=== Data shown ===
◇ ◇ ◇ ◇

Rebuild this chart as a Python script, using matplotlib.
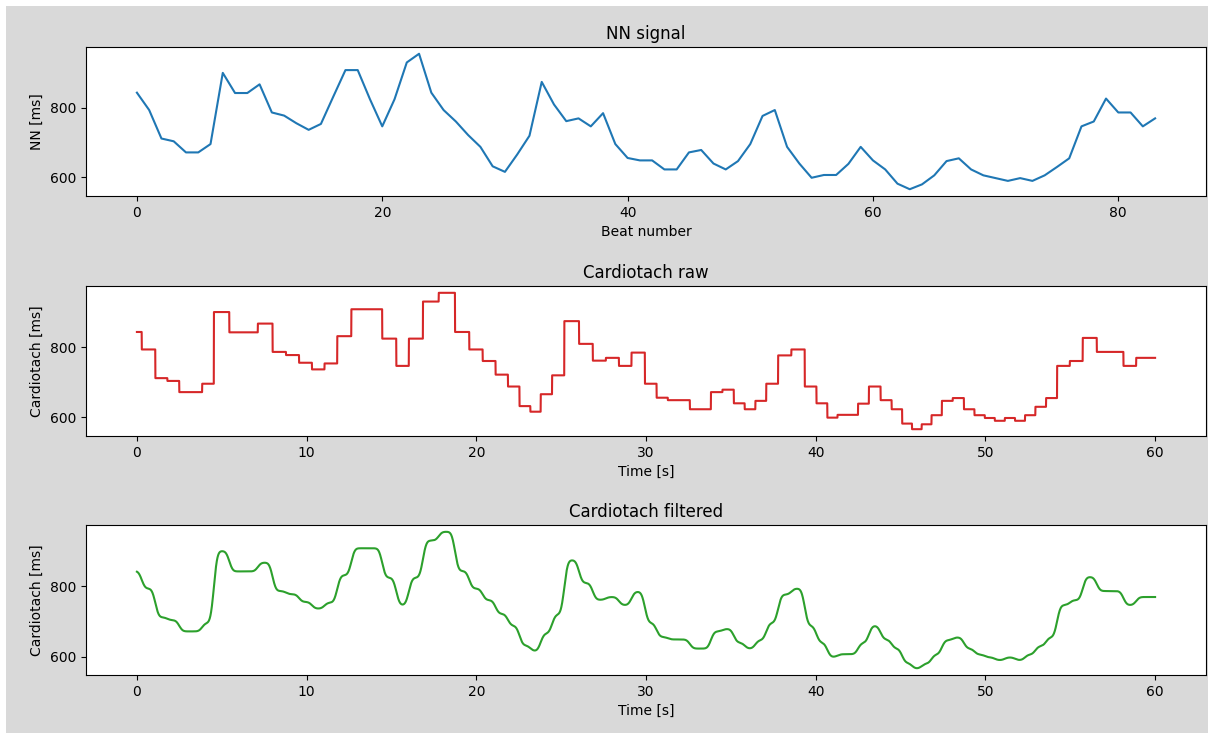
import numpy as np
import matplotlib
matplotlib.use("Agg")
import matplotlib.pyplot as plt
from matplotlib.patches import Rectangle

# NN intervals [ms], one per beat
nn = [844, 794, 712, 704, 672, 672, 696, 901, 843, 843,
      868, 787, 778, 756, 737, 754, 832, 909, 909, 825,
      747, 825, 931, 956, 844, 794, 761, 722, 688, 632,
      616, 666, 720, 875, 810, 762, 770, 747, 785, 696,
      656, 649, 649, 623, 623, 672, 679, 640, 623, 647,
      696, 777, 794, 688, 640, 599, 607, 607, 639, 688,
      649, 623, 582, 566, 580, 606, 647, 655, 623, 606,
      598, 590, 598, 590, 606, 630, 655, 747, 761, 827,
      787, 787, 747, 770]
first_peak = 0.29      # time [s] of the first R peak inside the record
t_end = 60.0           # record length [s]
fs = 100               # cardiotach sampling rate [Hz]
sigma = 0.16           # smoothing width of the filter [s]

nn = np.array(nn, dtype=float)
beats = np.arange(len(nn))

# cardiotach: value of the current NN interval held until the next R peak
peaks = first_peak + np.concatenate([[0], np.cumsum(nn[1:-1]) / 1000])
t = np.arange(0, t_end + 1 / fs / 2, 1 / fs)
raw = nn[np.searchsorted(peaks, t, side="right")]

# low pass (gaussian kernel) of the cardiotach
half = int(4 * sigma * fs)
k = np.exp(-0.5 * (np.arange(-half, half + 1) / (sigma * fs)) ** 2)
k /= k.sum()
filt = np.convolve(np.pad(raw, half, mode="edge"), k, mode="valid")

fig = plt.figure(figsize=(12.08, 7.33), dpi=100, facecolor="white")
fig.patches.append(Rectangle((6 / 1208, 0), 1, 1 - 6 / 733, transform=fig.transFigure,
                             facecolor="#d9d9d9", edgecolor="none", zorder=-10))

left, width, height = 86 / 1208, 1120 / 1208, 150 / 733
ax1 = fig.add_axes([left, 537 / 733, width, 149 / 733])
ax2 = fig.add_axes([left, 297 / 733, width, height])
ax3 = fig.add_axes([left, 58 / 733, width, height])

ax1.plot(beats, nn, color="tab:blue")
ax1.set_title("NN signal")
ax1.set_xlabel("Beat number")
ax1.set_ylabel("NN [ms]")

ax2.plot(t, raw, color="tab:red")
ax2.set_title("Cardiotach raw")
ax2.set_xlabel("Time [s]")
ax2.set_ylabel("Cardiotach [ms]")

ax3.plot(t, filt, color="tab:green")
ax3.set_title("Cardiotach filtered")
ax3.set_xlabel("Time [s]")
ax3.set_ylabel("Cardiotach [ms]")

for ax in (ax1, ax2, ax3):
    ax.set_yticks([600, 800])

fig.savefig("out.png", dpi=100, facecolor=fig.get_facecolor())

◇ ◇ ◇ ◇

=== Problem to solve ===
Write the full listing out again with every line unchanged, but include no pictures.

=== Answer in full ===
Rebuild this chart as a Python script, using matplotlib.
import numpy as np
import matplotlib
matplotlib.use("Agg")
import matplotlib.pyplot as plt
from matplotlib.patches import Rectangle

# NN intervals [ms], one per beat
nn = [844, 794, 712, 704, 672, 672, 696, 901, 843, 843,
      868, 787, 778, 756, 737, 754, 832, 909, 909, 825,
      747, 825, 931, 956, 844, 794, 761, 722, 688, 632,
      616, 666, 720, 875, 810, 762, 770, 747, 785, 696,
      656, 649, 649, 623, 623, 672, 679, 640, 623, 647,
      696, 777, 794, 688, 640, 599, 607, 607, 639, 688,
      649, 623, 582, 566, 580, 606, 647, 655, 623, 606,
      598, 590, 598, 590, 606, 630, 655, 747, 761, 827,
      787, 787, 747, 770]
first_peak = 0.29      # time [s] of the first R peak inside the record
t_end = 60.0           # record length [s]
fs = 100               # cardiotach sampling rate [Hz]
sigma = 0.16           # smoothing width of the filter [s]

nn = np.array(nn, dtype=float)
beats = np.arange(len(nn))

# cardiotach: value of the current NN interval held until the next R peak
peaks = first_peak + np.concatenate([[0], np.cumsum(nn[1:-1]) / 1000])
t = np.arange(0, t_end + 1 / fs / 2, 1 / fs)
raw = nn[np.searchsorted(peaks, t, side="right")]

# low pass (gaussian kernel) of the cardiotach
half = int(4 * sigma * fs)
k = np.exp(-0.5 * (np.arange(-half, half + 1) / (sigma * fs)) ** 2)
k /= k.sum()
filt = np.convolve(np.pad(raw, half, mode="edge"), k, mode="valid")

fig = plt.figure(figsize=(12.08, 7.33), dpi=100, facecolor="white")
fig.patches.append(Rectangle((6 / 1208, 0), 1, 1 - 6 / 733, transform=fig.transFigure,
                             facecolor="#d9d9d9", edgecolor="none", zorder=-10))

left, width, height = 86 / 1208, 1120 / 1208, 150 / 733
ax1 = fig.add_axes([left, 537 / 733, width, 149 / 733])
ax2 = fig.add_axes([left, 297 / 733, width, height])
ax3 = fig.add_axes([left, 58 / 733, width, height])

ax1.plot(beats, nn, color="tab:blue")
ax1.set_title("NN signal")
ax1.set_xlabel("Beat number")
ax1.set_ylabel("NN [ms]")

ax2.plot(t, raw, color="tab:red")
ax2.set_title("Cardiotach raw")
ax2.set_xlabel("Time [s]")
ax2.set_ylabel("Cardiotach [ms]")

ax3.plot(t, filt, color="tab:green")
ax3.set_title("Cardiotach filtered")
ax3.set_xlabel("Time [s]")
ax3.set_ylabel("Cardiotach [ms]")

for ax in (ax1, ax2, ax3):
    ax.set_yticks([600, 800])

fig.savefig("out.png", dpi=100, facecolor=fig.get_facecolor())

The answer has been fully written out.